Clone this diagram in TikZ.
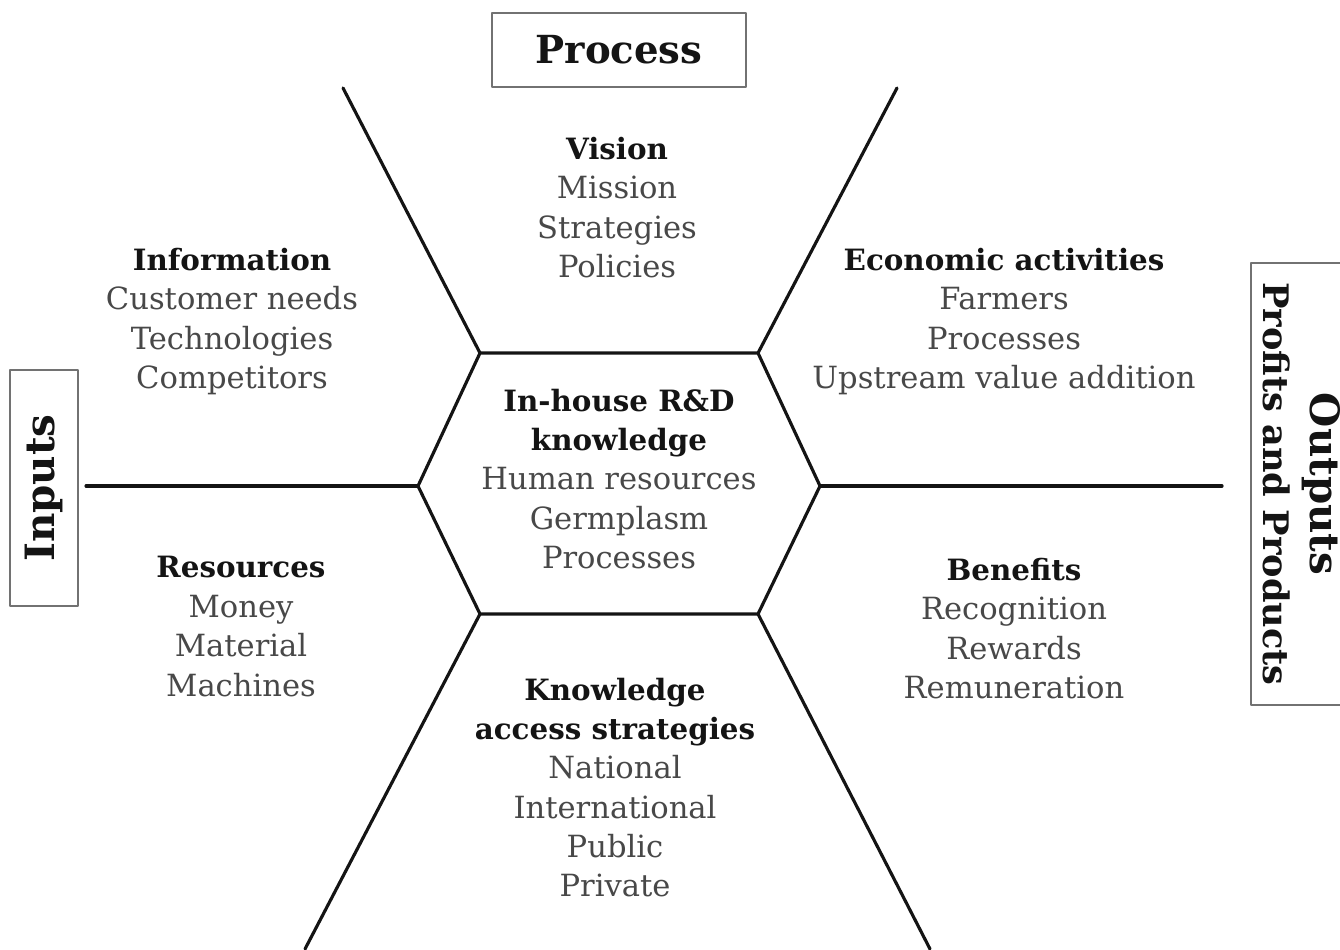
\documentclass[tikz,border=0pt]{standalone}
\usepackage{fontspec}
\setmainfont{DejaVu Serif}
\usetikzlibrary{positioning}
\definecolor{ink}{HTML}{141414}
\definecolor{body}{HTML}{484848}
\tikzset{
  every picture/.style={line cap=round, line join=round},
  spoke/.style={line width=0.9pt, draw=ink},
  group/.style={align=center, font=\fontsize{8.7}{11.2}\selectfont, text=body, inner sep=0pt},
  label box/.style={draw=ink!60, line width=0.6pt, align=center, text=ink, inner sep=0pt}
}
\newcommand{\hd}[1]{\textcolor{ink}{\fontsize{8.35}{11.2}\selectfont\bfseries #1}}

\begin{document}
\begin{tikzpicture}
  \useasboundingbox (0,0) rectangle (13.4,9.49);

  % Hexagon corners
  \coordinate (tl) at (4.80,5.96);
  \coordinate (tr) at (7.58,5.96);
  \coordinate (rt) at (8.20,4.63);
  \coordinate (br) at (7.58,3.35);
  \coordinate (bl) at (4.80,3.35);
  \coordinate (lt) at (4.18,4.63);

  % Outer ends of the spokes
  \coordinate (tl end) at (3.43,8.61);
  \coordinate (tr end) at (8.97,8.61);
  \coordinate (rt end) at (12.22,4.63);
  \coordinate (lt end) at (0.86,4.63);
  \coordinate (bl end) at (3.05,0);
  \coordinate (br end) at (9.30,0);

  \draw[spoke] (tl) -- (tr) -- (rt) -- (br) -- (bl) -- (lt) -- cycle;
  \foreach \c in {tl,tr,rt,lt,bl,br}
    \draw[spoke] (\c) -- (\c\space end);

  % Frame labels
  \node[label box, minimum width=2.54cm, minimum height=0.74cm,
        font=\fontsize{11}{13}\selectfont\bfseries] (process) at (6.19,8.99) {Process};
  \node[label box, rotate=90, minimum width=2.36cm, minimum height=0.68cm,
        font=\fontsize{11.5}{13}\selectfont\bfseries] (inputs) at (0.44,4.61) {Inputs};
  \node[label box, rotate=-90, minimum width=4.42cm, minimum height=1.02cm,
        font=\fontsize{10}{13.5}\selectfont\bfseries] (outputs) at (13.02,4.65)
        {{\fontsize{11.5}{13.5}\selectfont Outputs}\\Profits and Products};

  % Sector texts
  \node[group] (vision) at (6.17,7.415)
    {\hd{Vision}\\Mission\\Strategies\\Policies};
  \node[group] (info) at (2.32,6.275)
    {\hd{Information}\\Customer needs\\Technologies\\Competitors};
  \node[group] (econ) at (10.04,6.275)
    {\hd{Economic activities}\\Farmers\\Processes\\Upstream value addition};
  \node[group] (core) at (6.19,4.70)
    {\hd{In-house R\&D}\\\hd{knowledge}\\Human resources\\Germplasm\\Processes};
  \node[group] (res) at (2.41,3.225)
    {\hd{Resources}\\Money\\Material\\Machines};
  \node[group] (benefit) at (10.14,3.205)
    {\hd{Benefits}\\Recognition\\Rewards\\Remuneration};
  \node[group] (access) at (6.15,1.615)
    {\hd{Knowledge}\\\hd{access strategies}\\National\\International\\Public\\Private};
\end{tikzpicture}
\end{document}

+ + + + +

Problem details —
Reproduce the material word for word. Any pictures should be left out of the copy.

Full output —
Clone this diagram in TikZ.
\documentclass[tikz,border=0pt]{standalone}
\usepackage{fontspec}
\setmainfont{DejaVu Serif}
\usetikzlibrary{positioning}
\definecolor{ink}{HTML}{141414}
\definecolor{body}{HTML}{484848}
\tikzset{
  every picture/.style={line cap=round, line join=round},
  spoke/.style={line width=0.9pt, draw=ink},
  group/.style={align=center, font=\fontsize{8.7}{11.2}\selectfont, text=body, inner sep=0pt},
  label box/.style={draw=ink!60, line width=0.6pt, align=center, text=ink, inner sep=0pt}
}
\newcommand{\hd}[1]{\textcolor{ink}{\fontsize{8.35}{11.2}\selectfont\bfseries #1}}

\begin{document}
\begin{tikzpicture}
  \useasboundingbox (0,0) rectangle (13.4,9.49);

  % Hexagon corners
  \coordinate (tl) at (4.80,5.96);
  \coordinate (tr) at (7.58,5.96);
  \coordinate (rt) at (8.20,4.63);
  \coordinate (br) at (7.58,3.35);
  \coordinate (bl) at (4.80,3.35);
  \coordinate (lt) at (4.18,4.63);

  % Outer ends of the spokes
  \coordinate (tl end) at (3.43,8.61);
  \coordinate (tr end) at (8.97,8.61);
  \coordinate (rt end) at (12.22,4.63);
  \coordinate (lt end) at (0.86,4.63);
  \coordinate (bl end) at (3.05,0);
  \coordinate (br end) at (9.30,0);

  \draw[spoke] (tl) -- (tr) -- (rt) -- (br) -- (bl) -- (lt) -- cycle;
  \foreach \c in {tl,tr,rt,lt,bl,br}
    \draw[spoke] (\c) -- (\c\space end);

  % Frame labels
  \node[label box, minimum width=2.54cm, minimum height=0.74cm,
        font=\fontsize{11}{13}\selectfont\bfseries] (process) at (6.19,8.99) {Process};
  \node[label box, rotate=90, minimum width=2.36cm, minimum height=0.68cm,
        font=\fontsize{11.5}{13}\selectfont\bfseries] (inputs) at (0.44,4.61) {Inputs};
  \node[label box, rotate=-90, minimum width=4.42cm, minimum height=1.02cm,
        font=\fontsize{10}{13.5}\selectfont\bfseries] (outputs) at (13.02,4.65)
        {{\fontsize{11.5}{13.5}\selectfont Outputs}\\Profits and Products};

  % Sector texts
  \node[group] (vision) at (6.17,7.415)
    {\hd{Vision}\\Mission\\Strategies\\Policies};
  \node[group] (info) at (2.32,6.275)
    {\hd{Information}\\Customer needs\\Technologies\\Competitors};
  \node[group] (econ) at (10.04,6.275)
    {\hd{Economic activities}\\Farmers\\Processes\\Upstream value addition};
  \node[group] (core) at (6.19,4.70)
    {\hd{In-house R\&D}\\\hd{knowledge}\\Human resources\\Germplasm\\Processes};
  \node[group] (res) at (2.41,3.225)
    {\hd{Resources}\\Money\\Material\\Machines};
  \node[group] (benefit) at (10.14,3.205)
    {\hd{Benefits}\\Recognition\\Rewards\\Remuneration};
  \node[group] (access) at (6.15,1.615)
    {\hd{Knowledge}\\\hd{access strategies}\\National\\International\\Public\\Private};
\end{tikzpicture}
\end{document}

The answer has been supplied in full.